═════ RECORDED DATA ═════
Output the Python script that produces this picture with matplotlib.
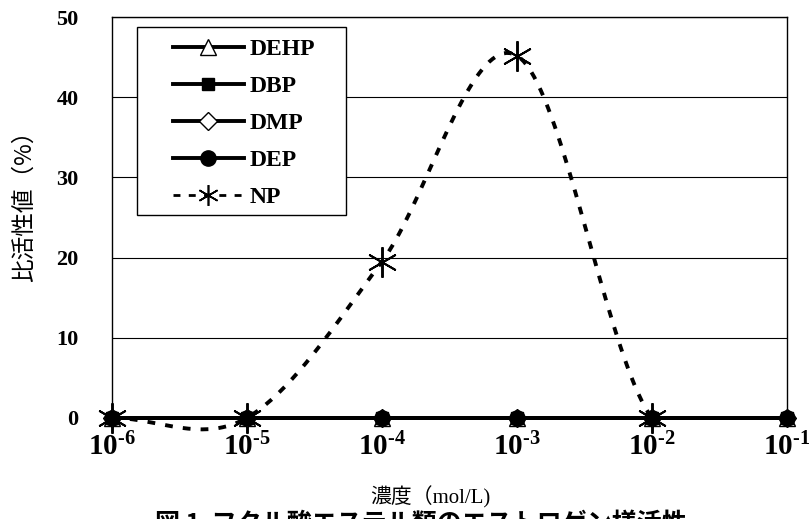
import matplotlib
matplotlib.use('Agg')
import matplotlib.pyplot as plt
from matplotlib.patches import Rectangle
import numpy as np

# データ
conc = [1e-6, 1e-5, 1e-4, 1e-3, 1e-2, 1e-1]
conc_labels = [r'$\mathbf{10^{\text{-}6}}$', r'$\mathbf{10^{\text{-}5}}$',
               r'$\mathbf{10^{\text{-}4}}$', r'$\mathbf{10^{\text{-}3}}$',
               r'$\mathbf{10^{\text{-}2}}$', r'$\mathbf{10^{\text{-}1}}$']
dehp = [0, 0, 0, 0, 0, 0]
dbp = [0, 0, 0, 0, 0, 0]
dmp = [0, 0, 0, 0, 0, 0]
dep = [0, 0, 0, 0, 0, 0]
np_conc = [1e-6, 1e-5, 1e-4, 1e-3, 1e-2]
np_val = [0, 0, 19.5, 45.2, 0]

plt.rcParams['font.family'] = ['Liberation Serif', 'Noto Sans CJK JP']
plt.rcParams['font.weight'] = 'bold'
plt.rcParams['mathtext.fontset'] = 'custom'
plt.rcParams['mathtext.rm'] = 'Liberation Serif:bold'
plt.rcParams['mathtext.bf'] = 'Liberation Serif:bold'


def smooth(xs, ys, n=40):
    # Excel風のなめらかな線 (Catmull-Rom, log x)
    lx = np.log10(xs)
    ys = np.asarray(ys, dtype=float)
    k = len(ys)
    m = np.zeros(k)
    for i in range(k):
        a = max(i - 1, 0)
        b = min(i + 1, k - 1)
        m[i] = (ys[b] - ys[a]) / 2.0
    ox, oy = [], []
    for i in range(k - 1):
        t = np.linspace(0, 1, n)
        h00 = 2 * t**3 - 3 * t**2 + 1
        h10 = t**3 - 2 * t**2 + t
        h01 = -2 * t**3 + 3 * t**2
        h11 = t**3 - t**2
        oy.extend(h00 * ys[i] + h10 * m[i] + h01 * ys[i + 1] + h11 * m[i + 1])
        ox.extend(lx[i] + t * (lx[i + 1] - lx[i]))
    return 10 ** np.array(ox), np.array(oy)


fig = plt.figure(figsize=(8.09, 5.19), dpi=100)
ax = fig.add_axes([0.1385, 0.195, 0.834, 0.772])

sx, sy = smooth(np_conc, np_val)
ax.plot(sx, sy, color='black', lw=2.8, ls=(0, (2.0, 2.6)), clip_on=False, zorder=3)
ax.plot(np_conc, np_val, ls='none', marker=(6, 2, 0), ms=22, mew=1.4,
        color='black', clip_on=False, zorder=4)
ax.plot([], [], color='black', lw=2.0, ls=(0, (2.5, 3)), marker=(6, 2, 0),
        ms=15, mew=1.2, label='NP')

ax.plot(conc, dehp, color='black', lw=2.8, marker='^', ms=11, mfc='white',
        mec='black', clip_on=False, zorder=5, label='DEHP')
ax.plot(conc, dbp, color='black', lw=2.8, marker='s', ms=8, mfc='black',
        mec='black', clip_on=False, zorder=5, label='DBP')
ax.plot(conc, dmp, color='black', lw=2.8, marker='D', ms=9, mfc='white',
        mec='black', clip_on=False, zorder=5, label='DMP')
ax.plot(conc, dep, color='black', lw=2.8, marker='o', ms=11, mfc='black',
        mec='black', clip_on=False, zorder=5, label='DEP')

ax.set_xscale('log')
ax.set_xlim(1e-6, 1e-1)
ax.set_ylim(0, 50)
ax.set_yticks([0, 10, 20, 30, 40, 50])
ax.set_xticks(conc)
ax.set_xticklabels(conc_labels)
ax.minorticks_off()
ax.tick_params(axis='both', length=0)
ax.tick_params(axis='y', pad=24, labelsize=16)
ax.tick_params(axis='x', pad=11, labelsize=21)
for lab in ax.get_yticklabels():
    lab.set_fontweight('bold')
ax.yaxis.grid(True, color='black', lw=0.8)
ax.set_axisbelow(True)
for s in ax.spines.values():
    s.set_linewidth(1.0)

# 凡例の枠
ax.add_patch(Rectangle((0.037, 0.506), 0.310, 0.469, transform=ax.transAxes,
                       facecolor='white', edgecolor='black', lw=1.0, zorder=9))
h, l = ax.get_legend_handles_labels()
order = [1, 2, 3, 4, 0]
leg = ax.legend([h[i] for i in order], [l[i] for i in order],
                loc='upper left', bbox_to_anchor=(0.090, 0.947),
                frameon=False, borderpad=0, borderaxespad=0,
                handlelength=3.0, handletextpad=0.25, labelspacing=0.66,
                prop={'family': 'Liberation Serif', 'weight': 'bold', 'size': 17})
leg.set_zorder(10)

fig.text(24 / 809, 1 - 200 / 519, '比活性値（%）', rotation=90, ha='center',
         va='center', fontsize=17, fontweight='normal', family=['Noto Sans CJK JP'])
fig.text(430 / 809, 1 - 497 / 519, '濃度（mol/L)', ha='center', va='center',
         fontsize=15, fontweight='normal', family=['Liberation Serif', 'Noto Sans CJK JP'])
fig.text(0.52, 1 - 512 / 519, '図 1  フタル酸エステル類のエストロゲン様活性', ha='center',
         va='top', fontsize=18, fontweight='bold', family=['Noto Sans CJK JP'])

fig.savefig('out.png', dpi=100)
plt.close(fig)
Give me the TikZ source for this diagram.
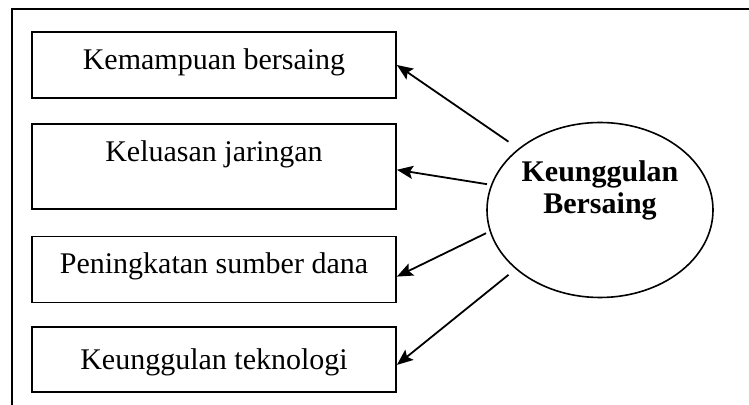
\documentclass[tikz,border=0pt]{standalone}
\usepackage{fontspec}
\setmainfont{Liberation Serif}
\usetikzlibrary{shapes.geometric, arrows.meta, positioning}
\tikzset{
  box/.style={rectangle, draw=black, line width=0.9pt, minimum width=182pt, minimum height=33pt, inner sep=0pt, text height=10pt, font=\fontsize{15}{18}\selectfont, align=center},
  oval/.style={ellipse, draw=black, line width=0.8pt, minimum width=113pt, minimum height=87.5pt, inner sep=0pt},
  arrow/.style={-{Stealth[length=8pt, width=6.5pt, inset=1.5pt]}, line width=0.9pt},
  frame/.style={line width=0.9pt},
}

\begin{document}
\begin{tikzpicture}
  \useasboundingbox (0,0) rectangle (374.5pt,-202.5pt);
  \draw[frame] (6pt,-202.5pt) -- (6pt,-4.5pt) -- (374.5pt,-4.5pt);

  \node[box, text depth=5pt] (b1) at (107pt,-32.5pt) {Kemampuan bersaing};
  \node[box, minimum height=42.5pt, text depth=14.5pt, below=12pt of b1] (b2) {Keluasan jaringan};
  \node[box, text depth=6pt, below=13pt of b2] (b3) {Peningkatan sumber dana};
  \node[box, minimum height=32.5pt, text depth=0pt, below=11.5pt of b3] (b4) {Keunggulan teknologi};

  \node[oval] (kb) at (300pt,-105pt) {};
  \node[font=\fontsize{15}{16}\selectfont\bfseries, align=center] (kblabel) at ([yshift=9.7pt]kb.center) {Keunggulan\\Bersaing};

  \draw[arrow, shorten <=6pt] (kb.143.5) -- (b1.east);
  \draw[arrow, shorten <=2pt] (kb.167.5) -- ([yshift=-1.75pt]b2.east);
  \draw[arrow, shorten <=2pt] (kb.191) -- ([yshift=-3.5pt]b3.east);
  \draw[arrow, shorten <=4.5pt] (kb.215.8) -- ([yshift=-2.5pt]b4.east);
\end{tikzpicture}
\end{document}
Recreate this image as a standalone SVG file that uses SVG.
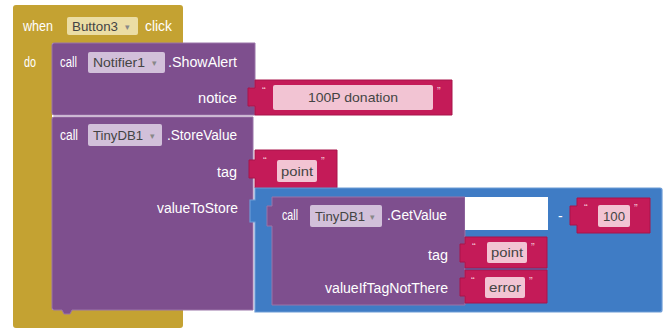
<svg xmlns="http://www.w3.org/2000/svg" width="665" height="331" viewBox="0 0 665 331">
<style>
.t{font-family:"Liberation Sans","DejaVu Sans",sans-serif;font-size:14px;fill:#fff}
.d{font-family:"Liberation Sans","DejaVu Sans",sans-serif;font-size:13px;fill:#444}
.q{font-family:"Liberation Sans","DejaVu Sans",sans-serif;font-size:11px;fill:#f6c9d8}
.ar{font-family:"DejaVu Sans",sans-serif;font-size:9px;fill:#888}
.gold{fill:#C4A232}
.pur{fill:#7E4F8E;stroke:#9A74A8;stroke-width:1}
.red{fill:#C41B58;stroke:#A8144A;stroke-width:1}
.pink{fill:#F2C4D3}
.blue{fill:#3F7CC5;stroke:#6C9BD6;stroke-width:1.2}
</style>
<rect width="665" height="331" fill="#fff"/>

<g id="event-button3-click">
<path class="gold" d="M16,5 H180 Q183,5 183,8 V43 H52 V310 H183 V325 Q183,328 180,328 H16 Q13,328 13,325 V8 Q13,5 16,5 Z"/>
<text class="t" x="23" y="31" textLength="30" lengthAdjust="spacingAndGlyphs">when</text>
<rect x="67" y="17" width="71" height="18" rx="2" fill="#EBDDA4"/>
<text class="d" x="72" y="31" textLength="46" lengthAdjust="spacingAndGlyphs">Button3</text>
<text class="ar" x="125" y="30">▾</text>
<text class="t" x="145" y="31" textLength="27" lengthAdjust="spacingAndGlyphs">click</text>
<text class="t" x="24" y="67" textLength="12" lengthAdjust="spacingAndGlyphs">do</text>
</g>

<g id="notifier-showalert">
<path class="pur" d="M54,43 H255 V88 H250 V106 H255 V115 H54 Q52,115 52,113 V45 Q52,43 54,43 Z"/>
<text class="t" x="60" y="67" textLength="17" lengthAdjust="spacingAndGlyphs">call</text>
<rect x="88" y="52" width="77" height="21" rx="2" fill="#D2C0DA"/>
<text class="d" x="93" y="67" textLength="52" lengthAdjust="spacingAndGlyphs">Notifier1</text>
<text class="ar" x="152" y="66">▾</text>
<text class="t" x="168" y="67" textLength="69" lengthAdjust="spacingAndGlyphs">.ShowAlert</text>
<text class="t" x="198" y="103" textLength="39" lengthAdjust="spacingAndGlyphs">notice</text>
</g>

<g id="text-100p-donation">
<path class="red" d="M255,80 H452 V115 H255 V106 H248 V88 H255 Z"/>
<text class="q" x="262" y="95">“</text>
<rect class="pink" x="273" y="85" width="160" height="25" rx="2"/>
<text class="d" x="353" y="102" text-anchor="middle" textLength="90" lengthAdjust="spacingAndGlyphs">100P donation</text>
<text class="q" x="437" y="95">”</text>
</g>

<g id="tinydb-storevalue">
<path class="pur" d="M54,117 H253 V310 H72 L70,314 H64 L62,310 H54 Q52,310 52,308 V119 Q52,117 54,117 Z"/>
<text class="t" x="60" y="140" textLength="18" lengthAdjust="spacingAndGlyphs">call</text>
<rect x="88" y="124" width="74" height="22" rx="2" fill="#D2C0DA"/>
<text class="d" x="93" y="140" textLength="50" lengthAdjust="spacingAndGlyphs">TinyDB1</text>
<text class="ar" x="150" y="139">▾</text>
<text class="t" x="167" y="140" textLength="70" lengthAdjust="spacingAndGlyphs">.StoreValue</text>
<text class="t" x="217" y="177" textLength="20" lengthAdjust="spacingAndGlyphs">tag</text>
<text class="t" x="157" y="213" textLength="81" lengthAdjust="spacingAndGlyphs">valueToStore</text>
</g>

<g id="text-point-1">
<path class="red" d="M255,150 H337 V188 H255 V178 H249 V160 H255 Z"/>
<text class="q" x="263" y="165">“</text>
<rect class="pink" x="277" y="160" width="40" height="22" rx="2"/>
<text class="d" x="297" y="176" text-anchor="middle" textLength="32" lengthAdjust="spacingAndGlyphs">point</text>
<text class="q" x="321" y="165">”</text>
</g>

<g id="math-subtract">
<path class="blue" d="M255,188 H660 Q662,188 662,190 V310 Q662,312 660,312 H255 V222 H250 V200 H255 Z"/>
<text class="t" x="558" y="221">-</text>
</g>

<g id="tinydb-getvalue">
<path class="pur" d="M272,197 H465 V305 H272 V226 H267 V206 H272 Z"/>
<rect x="465" y="197" width="83" height="33" fill="#fff"/>
<text class="t" x="282" y="220" textLength="16" lengthAdjust="spacingAndGlyphs">call</text>
<rect x="310" y="205" width="72" height="22" rx="2" fill="#D2C0DA"/>
<text class="d" x="315" y="221" textLength="50" lengthAdjust="spacingAndGlyphs">TinyDB1</text>
<text class="ar" x="370" y="220">▾</text>
<text class="t" x="387" y="220" textLength="60" lengthAdjust="spacingAndGlyphs">.GetValue</text>
<text class="t" x="428" y="260" textLength="20" lengthAdjust="spacingAndGlyphs">tag</text>
<text class="t" x="325" y="293" textLength="123" lengthAdjust="spacingAndGlyphs">valueIfTagNotThere</text>
</g>

<g id="text-point-2">
<path class="red" d="M465,237 H547 V268 H465 V262 H460 V244 H465 Z"/>
<text class="q" x="472" y="251">“</text>
<rect class="pink" x="487" y="242" width="40" height="21" rx="2"/>
<text class="d" x="507" y="257" text-anchor="middle" textLength="32" lengthAdjust="spacingAndGlyphs">point</text>
<text class="q" x="531" y="251">”</text>
</g>

<g id="text-error">
<path class="red" d="M465,270 H547 V303 H465 V296 H460 V278 H465 Z"/>
<text class="q" x="471" y="285">“</text>
<rect class="pink" x="485" y="277" width="40" height="21" rx="2"/>
<text class="d" x="505" y="292" text-anchor="middle" textLength="32" lengthAdjust="spacingAndGlyphs">error</text>
<text class="q" x="529" y="285">”</text>
</g>

<g id="text-100">
<path class="red" d="M577,198 H650 V233 H577 V225 H570 V206 H577 Z"/>
<text class="q" x="584" y="212">“</text>
<rect class="pink" x="598" y="205" width="32" height="22" rx="2"/>
<text class="d" x="614" y="221" text-anchor="middle" textLength="22" lengthAdjust="spacingAndGlyphs">100</text>
<text class="q" x="634" y="212">”</text>
</g>

<g id="connectors"/>
</svg>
═════
EXERCISE GOAL> Transcribe exactly, please, the lines between the start of the records above and the line holding "plt.rcParams['mathtext.bf'] = 'Liberation", counting both of those lines and omitting pictures.

ANSWER TO THIS EXERCISE>
Output the Python script that produces this picture with matplotlib.
import matplotlib
matplotlib.use('Agg')
import matplotlib.pyplot as plt
from matplotlib.patches import Rectangle
import numpy as np

# データ
conc = [1e-6, 1e-5, 1e-4, 1e-3, 1e-2, 1e-1]
conc_labels = [r'$\mathbf{10^{\text{-}6}}$', r'$\mathbf{10^{\text{-}5}}$',
               r'$\mathbf{10^{\text{-}4}}$', r'$\mathbf{10^{\text{-}3}}$',
               r'$\mathbf{10^{\text{-}2}}$', r'$\mathbf{10^{\text{-}1}}$']
dehp = [0, 0, 0, 0, 0, 0]
dbp = [0, 0, 0, 0, 0, 0]
dmp = [0, 0, 0, 0, 0, 0]
dep = [0, 0, 0, 0, 0, 0]
np_conc = [1e-6, 1e-5, 1e-4, 1e-3, 1e-2]
np_val = [0, 0, 19.5, 45.2, 0]

plt.rcParams['font.family'] = ['Liberation Serif', 'Noto Sans CJK JP']
plt.rcParams['font.weight'] = 'bold'
plt.rcParams['mathtext.fontset'] = 'custom'
plt.rcParams['mathtext.rm'] = 'Liberation Serif:bold'
plt.rcParams['mathtext.bf'] = 'Liberation Serif:bold'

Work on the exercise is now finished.